Filmmaker: Of course, working on a Hollywood film shouldn’t be the mark of success.

Bailey: It really isn’t. Working with Lake Bell was amazingly inspiring. She wrote it, was directing and producing it and starring in it. These are all things I do — write, direct, produce, act. I can’t even imagine doing them all at the same time. She is so hyper-organized. She so knows exactly what she wants. She’s like a surgeon. It’s remarkable to watch.

Filmmaker: With Swiss Army Man, there was such a divided response at Sundance. You must have known going in that it would have divided responses given the subject matter [a buddy film in which one of the pals is a corpse].

Bailey: I did not know that and actually, I don’t think it had divided responses. I think the whole Sundance thing was a bunch of bullshit. One reporter was annoyed because he was waiting too long. It started 45 minutes late and at Sundance people have to get to other screenings.

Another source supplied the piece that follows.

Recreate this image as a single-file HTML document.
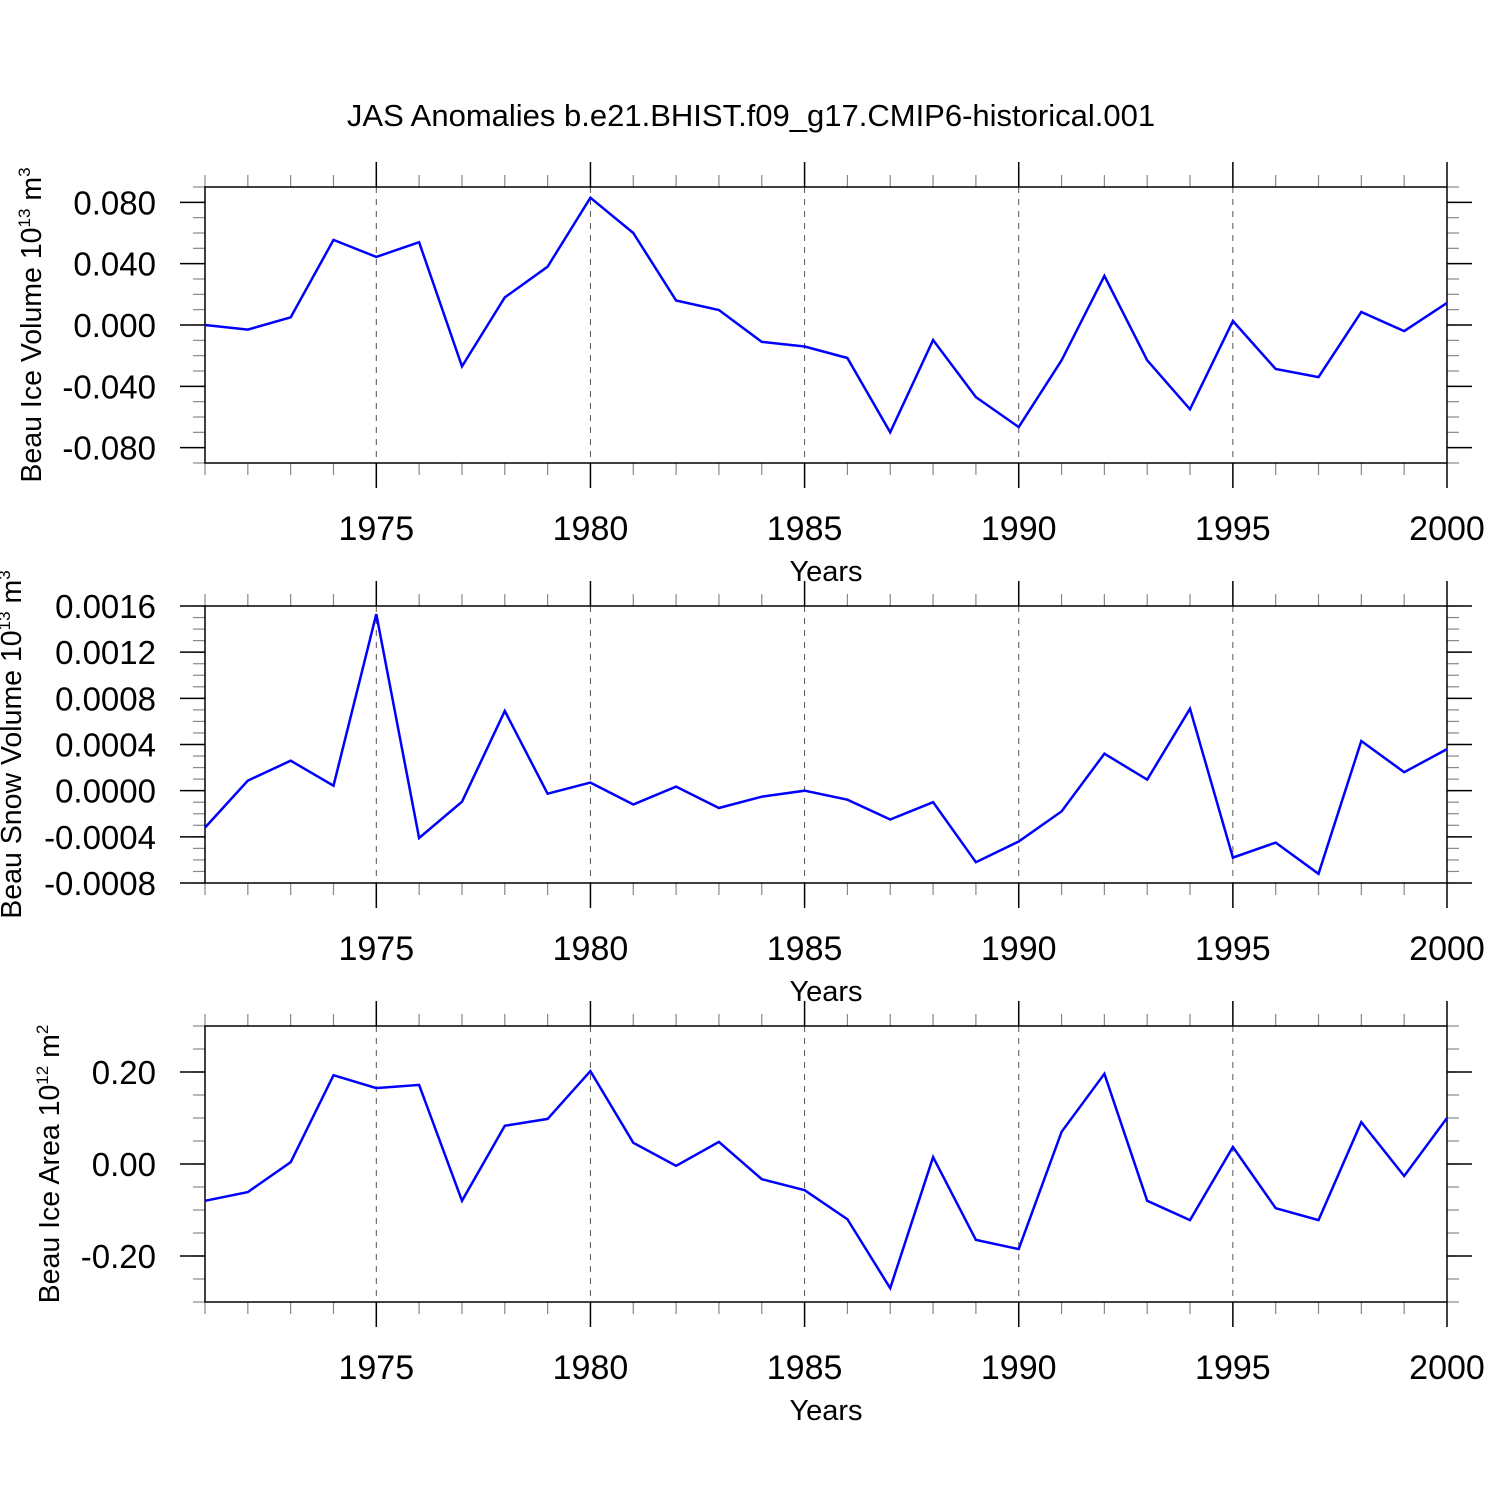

It was maybe 10 or 12 people who actually left and one of them was a family, a mom who brought her kids because she thought it was going to be Harry Potter! I think it was kind of this weird false press narrative that jumpstarted the talk about it at Sundance, which was very odd because everyone was going and nobody was walking after the next screenings and all of the reviews were positive and all of the tweets were positive. And everybody was going, “What’s going on? Why did that happen?” And it just didn’t happen. I was there. It didn’t happen.